12 Apr What Realtors Can and Cannot Share During a Transaction
What a Realtor can and cannot share is based on who we represent. A Realtor’s obligation is protecting their client and getting them the best deal. Typically, the question of disclosure is more important when acting as a seller’s agent. Realtors are legally and morally obligated to tell a buyer anything that affects their life in a home. The listing agent follows the same disclosure laws as the seller. The seller’s disclosure contract says, “Under Minnesota law, sellers of residential property … are obligated to disclose to prospective buyers all material facts of which seller is aware that could adversely and significantly affect an ordinary buyer’s use or enjoyment of the property or any intended use of the property of which the seller is aware.” More simply put, Realtors need to share information about the house, not their clients.
Realtors Need To Share
We must disclose things that directly impact the property for sale. This includes property damage and anything the seller knows about the house that could negatively impact living conditions. This could be things such as flicking lights, windows that don’t lock properly, any appliances that are not in working order, or higher than allowed radon levels. Additional things to disclose include shoreland restrictions, historical restrictions, or easements. A far rarer but interesting circumstance is notice of “unnatural death” or homicide on the property.

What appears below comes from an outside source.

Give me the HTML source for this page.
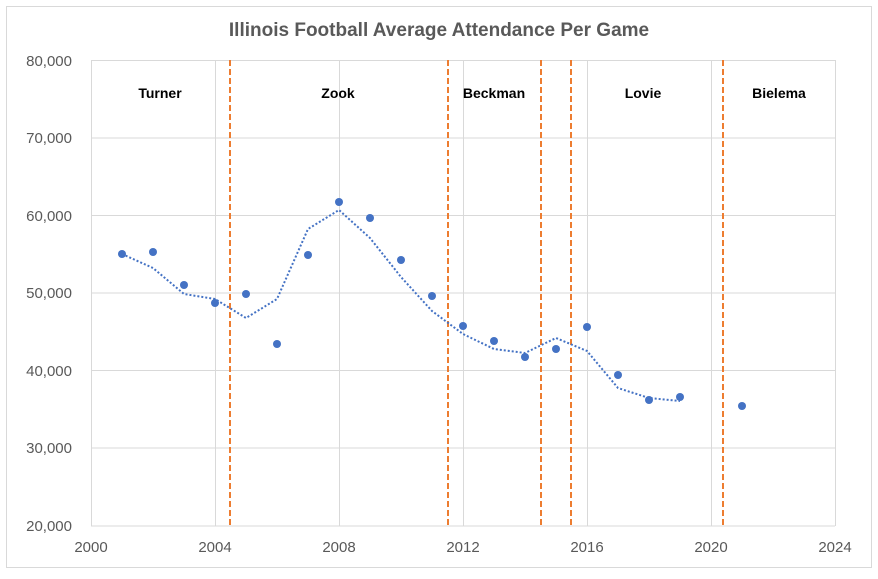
<!DOCTYPE html><html><head><style>body{margin:0;background:#fff}</style></head><body>
<svg width="878" height="574" xmlns="http://www.w3.org/2000/svg" font-family="Liberation Sans, sans-serif">
<rect x="6.5" y="6.5" width="865" height="561" fill="#fff" stroke="#d9d9d9"/>
<text x="439" y="36" text-anchor="middle" font-size="19" font-weight="bold" fill="#595959">Illinois Football Average Attendance Per Game</text>
<g stroke="#d9d9d9" stroke-width="1">
<line x1="91" y1="60.5" x2="835" y2="60.5"/><line x1="91" y1="138" x2="835" y2="138"/><line x1="91" y1="215.5" x2="835" y2="215.5"/><line x1="91" y1="293" x2="835" y2="293"/><line x1="91" y1="370.5" x2="835" y2="370.5"/><line x1="91" y1="448" x2="835" y2="448"/><line x1="91" y1="526" x2="835" y2="526"/>
<line x1="91.5" y1="60" x2="91.5" y2="526"/><line x1="215.5" y1="60" x2="215.5" y2="526"/><line x1="339.5" y1="60" x2="339.5" y2="526"/><line x1="463.5" y1="60" x2="463.5" y2="526"/><line x1="587.5" y1="60" x2="587.5" y2="526"/><line x1="711.5" y1="60" x2="711.5" y2="526"/><line x1="835.5" y1="60" x2="835.5" y2="526"/>
</g>
<g stroke="#ed7d31" stroke-width="2" stroke-dasharray="6,3">
<line x1="230" y1="60" x2="230" y2="526"/><line x1="448" y1="60" x2="448" y2="526"/><line x1="541" y1="60" x2="541" y2="526"/><line x1="571" y1="60" x2="571" y2="526"/><line x1="723" y1="60" x2="723" y2="526"/>
</g>
<g font-size="15" fill="#595959" text-anchor="end">
<text x="72" y="66">80,000</text><text x="72" y="143">70,000</text><text x="72" y="221">60,000</text><text x="72" y="298">50,000</text><text x="72" y="376">40,000</text><text x="72" y="453">30,000</text><text x="72" y="531">20,000</text>
</g>
<g font-size="15" fill="#595959" text-anchor="middle">
<text x="91" y="552">2000</text><text x="215" y="552">2004</text><text x="339" y="552">2008</text><text x="463" y="552">2012</text><text x="587" y="552">2016</text><text x="711" y="552">2020</text><text x="835" y="552">2024</text>
</g>
<g font-size="14" font-weight="bold" fill="#000" text-anchor="middle">
<text x="160" y="98">Turner</text><text x="338" y="98">Zook</text><text x="494" y="98">Beckman</text><text x="643" y="98">Lovie</text><text x="779" y="98">Bielema</text>
</g>
<polyline fill="none" stroke="#4472c4" stroke-width="2" stroke-dasharray="2,2" points="122,254 153,268 184,294 215,299 246,318 277,299 308,229 339,210 370,238 401,277 432,311 463,334 494,349 525,353 556,338 587,351 618,388 649,398 680,401"/>
<g fill="#4472c4">
<circle cx="122" cy="254" r="4"/><circle cx="153" cy="252" r="4"/><circle cx="184" cy="285" r="4"/><circle cx="215" cy="303" r="4"/><circle cx="246" cy="294" r="4"/><circle cx="277" cy="344" r="4"/><circle cx="308" cy="255" r="4"/><circle cx="339" cy="202" r="4"/><circle cx="370" cy="218" r="4"/><circle cx="401" cy="260" r="4"/><circle cx="432" cy="296" r="4"/><circle cx="463" cy="326" r="4"/><circle cx="494" cy="341" r="4"/><circle cx="525" cy="357" r="4"/><circle cx="556" cy="349" r="4"/><circle cx="587" cy="327" r="4"/><circle cx="618" cy="375" r="4"/><circle cx="649" cy="400" r="4"/><circle cx="680" cy="397" r="4"/><circle cx="742" cy="406" r="4"/>
</g>
</svg></body></html>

Realtors Do Not Need To Share
It may surprise you but a Realtor does not have to disclose city plans like building a new highway behind a property. If you think about it, a lot of homes on busy roads didn’t start out that way. Required disclosure information is things that happen on the property or affect the taxes of the home. A Realtor does not need to disclose group homes down the street, planes flying overhead, or renters next door. This affects the buyer more than the seller and is why a good Realtor is so beneficial.
A good Real Estate agent is knowledgeable about the local market, zoning divisions, and current city news. That’s not to say we’ll have all of the answers, but we’ll know more than the average person. This comes into play often with new construction. You may buy a beautiful new home backing to a charming cornfield only to be pressed against the back of a Target in two years. A knowledgeable Realtor can inform you if the city has zoned the land around home for commercial use. There’s nothing wrong with buying a home near commercially zoned areas. However, it is nice to actually make that decision instead of the surprise of it happening.
Realtors Should NOT Share
This is not a legal requirement but a good business practice requirement. An effective Realtor will not reveal anything that negatively affects their client’s standing in a negotiation. This includes the seller’s motivations for moving. There can be strong emotional reasons to move like getting divorced or leaving a house full of memories of a lost loved one. These emotional motivations clue the buyer into the eagerness of a seller. Anything that gives away the desire for immediacy will give the other side a bargaining chip. This matters for both the buyers and the seller’s side. If a seller knows a buyer is a very well-paid doctor or recently received a large inheritance they might hold out on fiscal negotiations.
To Sum It Up
Emotions and money rarely go well together. Buying or selling a home is emotional and a large financial transaction. It’s important to remember Real Estate at its core is a business transaction. As a sales representative, a Realtor protects their client’s welfare in the deal. Good Realtors are fair but keep their client’s best interest as a priority. This means not giving away knowledge that can be used against their client but also giving the other side pertinent information that will affect their lives. It’s a delicate line to walk but a good negotiator has the balance needed to achieve it.